Now I may be overthinking this, but these people are being PAID to work in the glass-walled offices at this company. Commercials like this make hard-working, well-educated and competent people doubt themselves and our whole society. If these three clowns have jobs and paychecks, with executive titles no less, what’s wrong with you if you can’t find employment? If I were a college student in 2018, and I saw this commercial and then attended even one job interview that didn’t become an offer, I would have a long list of questions starting with “can I have my money back?”
How can someone get hired and paid to work a full-time job and not be able to handle their e-mail without throwing themselves on their desks? I can understand the problem if the man auditioning to wear a gorilla costume in the circus really is the manager of this company.
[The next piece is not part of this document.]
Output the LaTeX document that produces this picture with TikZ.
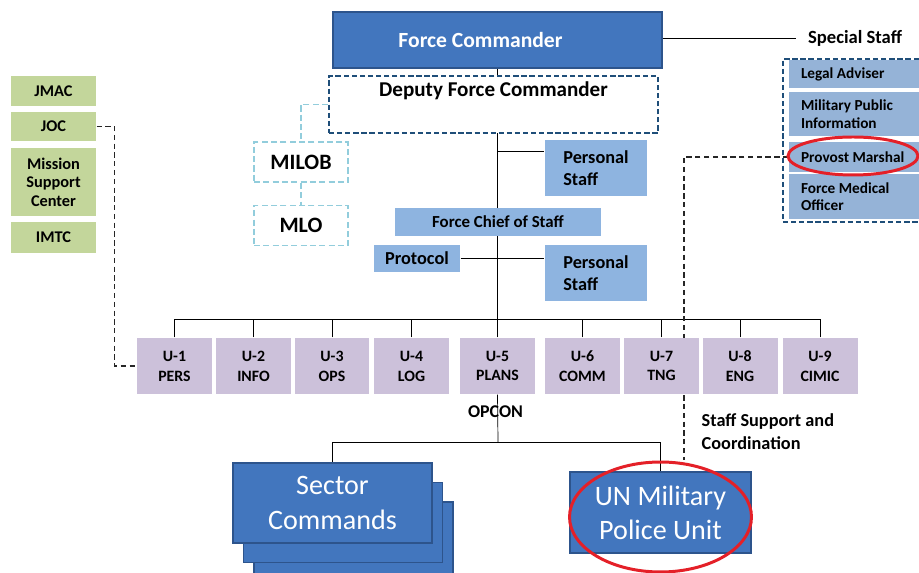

What I object to in commercials like this is the infantilization of grown men and women with jobs and careers. Hiring managers far and wide complain at exhausting length they can’t find qualified candidates, yet this is the result? The people in this commercial aren’t qualified to dress themselves in the morning. The proof is the pattern of toothpaste stains on Tyler’s shirt that were obviously CGI-ed out of the later scenes.
This portrayal is the workplace equivalent of the “incompetent dad” character that has been a staple of family commercials for the last 20 years. Here’s Bob. He weighs 275 pounds and is five feet eight inches tall. Bob can’t change the liner in the kitchen trash can without two people helping him, yet somehow Bob pays the mortgage on this fabulous five-bedroom house and makes the payments on the $40,000 SUV parked next to the Mercedes in his 1800-square-foot driveway every month. Don’t you wish you were Bob and got paid every two weeks despite that frozen puffy blank look on your face?
The audience for these works of 90 IQ entertainment is being made to believe these people are not only gainfully employed, but “masterful” high-ranking executives who are “wizards” of arcane skills like “project workflow,” whatever that is.
There’s another one of these commercials somewhere on YouTube where employees are running in circles and screaming because they can’t make their business software work. I’d look it up but I just ate. If the soundtrack were added to video of toddlers engaged in a food fight in a daycare center nobody would be able to tell the difference. Again, how did these people get interviews and job offers? How does this company stay in business?
Our parents didn’t work in places like this. My father was a newspaper reporter and my mother was an award-winning features editor. When I visited their offices, everyone in the building was a full-fledged grown-up. They covered important news stories and put 90-page newspaper editions out every day. The Los Angeles Times had a circulation of close to two million readers (who all got a newspaper every morning) when I was in elementary and junior high school. There was simply no such thing as people jumping around and crying and screaming at work. It simply didn’t happen.
I think I speak for more than a few people when I say I wish we could see examples of professionals in commercials for a change. While we’re at it, let’s throw in a real dad too. Because I can guarantee you there is no woman alive who would marry or even date Bob the talking beach ball. Black out.